Commission-based advisors receive commissions on the financial products that they sell. Fee-based advisors are paid a fee directly from the clients that they serve. From the outset, a commission-based advisor is going to be cheaper than the fee-based advisor. After all, the commission-based advisor doesn’t usually charge you any fees on the investments they sell you, because their fee is built into the cost of the investment. On the other hand, the fee-based advisor is charging you their fees over and above the cost of the investment. So, naturally, the fee-based advisor looks more expensive… at least in the short run.
In my experience, the better the investment, the lower the commission and visa-versa. Certain types of life insurance pay very high commissions over long periods of time. High-risk, venture capital or business startup type investments also tend to pay very high fees to the advisors that sell them. I have seen commissions as high as 10% of capital raised paid out to advisors that brought in the investors. Vanguard, the funds I mentioned earlier (and recommended by Warren Buffett), pay little to no commission to the advisors that sell them. Quality investments don’t need to pay high fees to attract investment. The product speaks for itself.
Human Nature & Investment Advice
So, now ask yourself…what would human nature dictate to a commissioned investment advisor when they could earn 1% on one investment and 10% on another investment? Which would they recommend? Would the quality of the investment even come into play? I am sure there are many investment advisors that take the long view and value their reputation for finding good investments for their clients. But I am equally sure there are investment advisors that would sell the product that makes them the most money regardless of the product’s quality.

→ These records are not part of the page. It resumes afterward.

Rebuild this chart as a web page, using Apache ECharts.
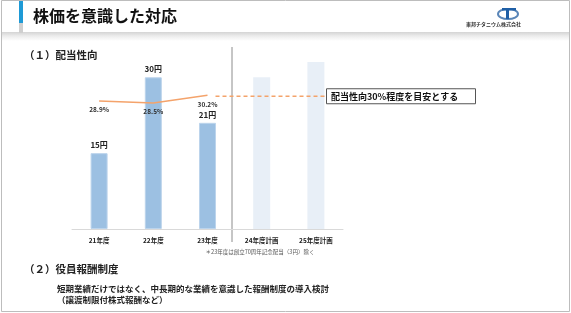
<!DOCTYPE html>
<html>
<head>
<meta charset="utf-8">
<script src="https://cdn.jsdelivr.net/npm/echarts@6/dist/echarts.min.js"></script>
<style>
  html, body { margin: 0; padding: 0; background: #fff; }
  #chart { width: 571px; height: 313px; }
</style>
</head>
<body>
<div id="chart"></div>
<script>
const FONT = '"Noto Sans CJK JP", "Noto Sans", sans-serif'

const categories = ['21年度', '22年度', '23年度', '24年度計画', '25年度計画']
const dividends = [15, 30, 21]          // 円 (実績)
const plannedDividends = [30, 33]       // 計画 (ラベルなし)
const payoutRatio = [28.9, 28.5, 30.2]  // %
const targetRatio = 30

const chart = echarts.init(document.getElementById('chart'))

const actualData = categories.map((c, i) => i < dividends.length ? dividends[i] : null)
const planData = categories.map((c, i) => i >= dividends.length ? plannedDividends[i - dividends.length] : null)
const ratioData = categories.map((c, i) => i < payoutRatio.length ? payoutRatio[i] : null)

const option = {
  animation: false,
  textStyle: { fontFamily: FONT },
  grid: { left: 72, right: 228, top: 52, bottom: 84 },
  xAxis: {
    type: 'category',
    data: categories,
    axisLine: { lineStyle: { color: '#d9d9d9', width: 1 } },
    axisTick: { show: false },
    axisLabel: { color: '#222', fontSize: 6.5, fontWeight: 'bold', margin: 8, fontFamily: FONT }
  },
  yAxis: [
    { type: 'value', min: 0, max: 35, show: false },
    { type: 'value', min: 0, max: 40, show: false }
  ],
  series: [
    {
      name: '配当',
      type: 'bar',
      stack: 'd',
      barWidth: 17,
      data: actualData,
      itemStyle: { color: '#9cc0e2', borderColor: '#bcd4ec', borderWidth: 1 },
      label: {
        show: true,
        position: 'top',
        distance: 4,
        color: '#222',
        fontSize: 8,
        fontWeight: 'bold',
        fontFamily: FONT,
        formatter: p => p.value + '円'
      }
    },
    {
      name: '計画',
      type: 'bar',
      stack: 'd',
      barWidth: 16,
      data: planData,
      itemStyle: { color: '#e8eff7' }
    },
    {
      name: '配当性向',
      type: 'line',
      yAxisIndex: 1,
      data: ratioData,
      symbol: 'circle',
      symbolSize: 1,
      showSymbol: true,
      itemStyle: { color: 'rgba(0,0,0,0)' },
      lineStyle: { color: '#f4a36b', width: 1.5 },
      label: {
        show: true,
        position: 'bottom',
        distance: 5,
        color: '#333',
        fontSize: 6.5,
        fontWeight: 'bold',
        fontFamily: FONT,
        formatter: p => p.value.toFixed(1) + '%'
      },
      labelLayout: { hideOverlap: false },
      z: 5
    }
  ],
  graphic: []
}

chart.setOption(option)

// target line / annotation placed via the chart's own scales
const xStart = chart.convertToPixel({ xAxisIndex: 0 }, categories[2]) + 8
const yTarget = chart.convertToPixel({ yAxisIndex: 1 }, targetRatio)
const boxLeft = 326

const graphics = [
  // slide border
  { type: 'rect', shape: { x: 1.5, y: 0.5, width: 568, height: 311 }, style: { fill: 'none', stroke: '#bdbdbd', lineWidth: 1 }, z: 0 },
  // header shadow band
  {
    type: 'rect', shape: { x: 2, y: 32, width: 567, height: 9 },
    style: {
      fill: new echarts.graphic.LinearGradient(0, 0, 0, 1, [
        { offset: 0, color: '#d4d4d4' },
        { offset: 0.45, color: '#ececec' },
        { offset: 1, color: '#ffffff' }
      ])
    }
  },
  // accent bar
  { type: 'rect', shape: { x: 19, y: 1, width: 4, height: 22 }, style: { fill: '#1e9ad6' } },
  { type: 'rect', shape: { x: 19, y: 23, width: 4, height: 10 }, style: { fill: '#cfcfcf' } },
  { type: 'text', left: 33, top: 8, style: { text: '株価を意識した対応', fontSize: 16, fontWeight: 'bold', fill: '#111', fontFamily: FONT } },
  // logo
  { type: 'ellipse', shape: { cx: 508, cy: 14, rx: 10, ry: 5 }, style: { fill: 'none', stroke: '#5a86b8', lineWidth: 2 } },
  { type: 'rect', shape: { x: 506, y: 8, width: 3, height: 11 }, style: { fill: '#1f5fa6' } },
  { type: 'rect', shape: { x: 502, y: 8, width: 14, height: 2.5 }, style: { fill: '#1f5fa6' } },
  { type: 'text', left: 466, top: 22, style: { text: '東邦チタニウム株式会社', fontSize: 5, fontWeight: 'bold', fill: '#333', fontFamily: FONT } },
  // section headings
  { type: 'text', left: 24, top: 50, style: { text: '（１）配当性向', fontSize: 10.5, fontWeight: 'bold', fill: '#222', fontFamily: FONT } },
  { type: 'text', left: 24, top: 264, style: { text: '（２）役員報酬制度', fontSize: 10.5, fontWeight: 'bold', fill: '#222', fontFamily: FONT } },
  { type: 'text', left: 57, top: 285, style: { text: '短期業績だけではなく、中長期的な業績を意識した報酬制度の導入検討', fontSize: 8.5, fontWeight: 'bold', fill: '#222', fontFamily: FONT } },
  { type: 'text', left: 57, top: 296, style: { text: '（譲渡制限付株式報酬など）', fontSize: 8.5, fontWeight: 'bold', fill: '#222', fontFamily: FONT } },
  // divider between actual and plan
  { type: 'line', shape: { x1: 232, y1: 47, x2: 232, y2: 242 }, style: { stroke: '#8c8c8c', lineWidth: 1 } },
  // footnote
  { type: 'text', x: 260, y: 252, style: { text: '＊23年度は創立70周年記念配当（3円）除く', fontSize: 5.5, fill: '#555', align: 'center', verticalAlign: 'middle', fontFamily: FONT } },
  // target dashed line
  { type: 'line', shape: { x1: xStart, y1: yTarget, x2: boxLeft, y2: yTarget }, style: { stroke: '#f4a36b', lineWidth: 1.5, lineDash: [4, 3] }, z: 10 },
  // target box
  { type: 'rect', shape: { x: boxLeft + 0.5, y: yTarget - 7.5, width: 149, height: 15 }, style: { fill: '#fff', stroke: '#555', lineWidth: 1 }, z: 10 },
  { type: 'text', x: boxLeft + 5, y: yTarget, style: { text: '配当性向30%程度を目安とする', fontSize: 9, fontWeight: 'bold', fill: '#111', verticalAlign: 'middle', fontFamily: FONT }, z: 11 }
]

chart.setOption({ graphic: graphics })
</script>
</body>
</html>
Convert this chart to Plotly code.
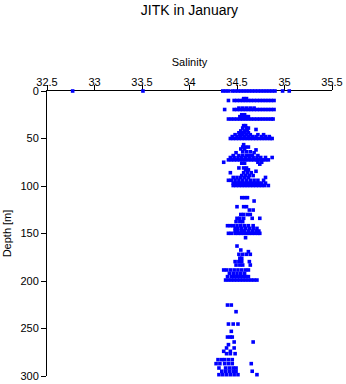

The real question is…how do you tell the difference between the good advisor and the greedy advisor?
The Difference Between Good and Greedy Advisors
The only way is to take money out of the equation. If you pay your advisor a direct fee in lieu of them receiving commissions, you eliminate the conflict of interest and you can count on their advice being fair and unbiased. It is not easy to find a good investment advisor or financial planner willing to work based on a fee, but it is well worth the effort. You can start by looking on the NAPFA website. NAPFA (National Association of Personal Financial Advisors) is an organization of fee-only financial planners. The fee charged by a fee-only financial planner will be meniscal compared to a bad investment. Investing is one of those areas in life where you really don’t want to be penny wise and pound foolish. Now you should be able to the difference between financial planner and advisor. You next step is to determine, which if any is right for you.